There is a lot of good stuff to take from this article. However, if you're imparting advice or trying to determine how your team can improve its fate and the individual fate of its players, I want (as a guy that humbly tries to geek it up in the sport econ , sabrmetric and sport intelligence realms) to remind you of this:

  • A sample size of you or your team isn't necessarily good enough to summarize what works and what doesn't
In similar organic sports (hockey, basketball etc) many people try to find the link between winning and certain parts of the game (in our case, hucks, blocks, marks, you name it). What it really comes down to is this: The only statistically significant factor in winning at such games is to score more than the other team does, and your overall efficiency at playing the game and all of ts components is the key.

So please, get your role players to work on their weaknesses more than 30% of their practice time. Keep reading the huddle and listening to the stars, but remember to take their tips with a grain of salt.


jhaig said...

I think there is some merit to what is being said there. Although I will concede that it depends an awful lot on the player’s situation and the situation of the team.

Many players new to the competitive scene arrive as raw athletes with a lot of potential but limited disc skills or field sense. Realistically, and in the short term, the only way that player is likely to contribute is to the defensive unit of his team. And the only way he's going to get on the field is if he can play effective defence in a specific position that the team needs.

Clearly the most glaring weakness in his game is the fact that he can't throw a flick. But even if he could throw a flick that wouldn't help him, because what his team really needs is someone to cover the 6'5" athletic monster on the other team's offence.

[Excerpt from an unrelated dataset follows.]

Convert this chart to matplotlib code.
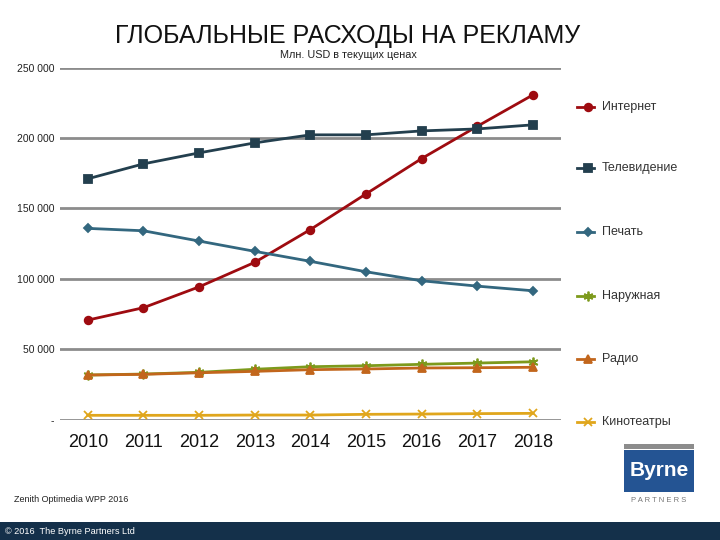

Although I would agree that long term, each player should aspire to be great at everything, there is value added by becoming a specialist, especially early in your career.

parinella said...

I agreed with Charles' point, too, as I have given similar advice before. I basically told one player that we don't need another fifth handler who plays average D and would prefer another 2nd or 3rd handler who plays slightly below average D.

The main reason I think it's true is that a good team doesn't need a guy who is a 6 out of 10 on everything. Unless a player is so weak at his weakness that he is a clear liability, he will provide more value by taking his strength from a 7 to an 8. (jhaig's example is good but is a little extreme.)

The usage while on the field (touches or quality of offender he covers) is based on the strength(s) of each player, not the overall rating.

Druski said...

I think there is a disconnect in this advice between a beginning competitive player and one who is 'almost there' in making a really competitive team. The former can likely shore up a lot of weaknesses in learning basic skills... throws, defensive positioning, field sense for cutting, etc. Once that's down though, I see the benefit in specialising in your strengths as Reznikoff advises and Parinella supports... if you're not an all-star you should stand out at *something*.

As much as I try to avoid it i'll use some pro-sport analogies... there are a lot of 4th line centres in the NHL and plenty of nickle or dimeback defensive backs in the NFL and CFL... but a 4th line centre who can reliably win faceoffs, or a dimeback who is clutch on special teams tackles... they'll get their contracts renewed and not wind up on waivers.

To get to the high levels you at least need the basics - no disputing that - but to have a role there you either need to be so good overall your role is obvious, or be really good at something (or a few things) that make you more or less indispensible.

Sport Management Steven said...

The 3 of you make some good points. A team in the elite level or on the cusp of elite needs to have people work on their strengths to help the team goal (winning). Long term (as John said) this doesn't help the player or the team, but it is the short term goal (winning now) that prompts a captain to tell a role player to focus on, well, their role.

However, I have to ask you this
-Is ultimate a sport where you can accommodate specialists? Using Druski's examples, it's a very organic game where you can't win the face off and sub off immediately after and you can't just come on for offense or defense. A great defender who can't throw or catch at the level he plays out will kill you. An offensive dynamo with no d is a mess when his team turns it over.

-Do you need to practice your strengths more than you do on weaknesses? Is the rate of return on practice time the same or better for working on strengths than it is weaknesses. I guess I have no problem working on strengths and weaknesses.. but I am opposed to the notion that you focus on what you are good at a disproportionate amount of time.

parinella said...

-Is ultimate a sport where you can accommodate specialists? Yes, though not to the extent of, say, a long snapper in the NFL.

I think it's a question of how weak those weaknesses are, and how critical those weaknesses are. If you can't throw long, what do you do about it? In most cases, you do nothing, since that means maybe that you go from completing 25% of your hucks to completing 40% (which means you should be hucking about twice a year). Two cases I could see where it would make a big impact are if you are a top receiver who is being given the in-cut, or if you were a handler and there was a relative dearth of long throwers on your team and you don't stand out otherwise (or maybe just on the D squad and you're a D line handler). While hucking is critical to every team, you don't need a certain level of proficiency from every player.

I think you can justify "work on your strengths" if you think of it as "work on what you will be using most".

Even if the weakness is something as generic and critical as "defense", it depends on how bad.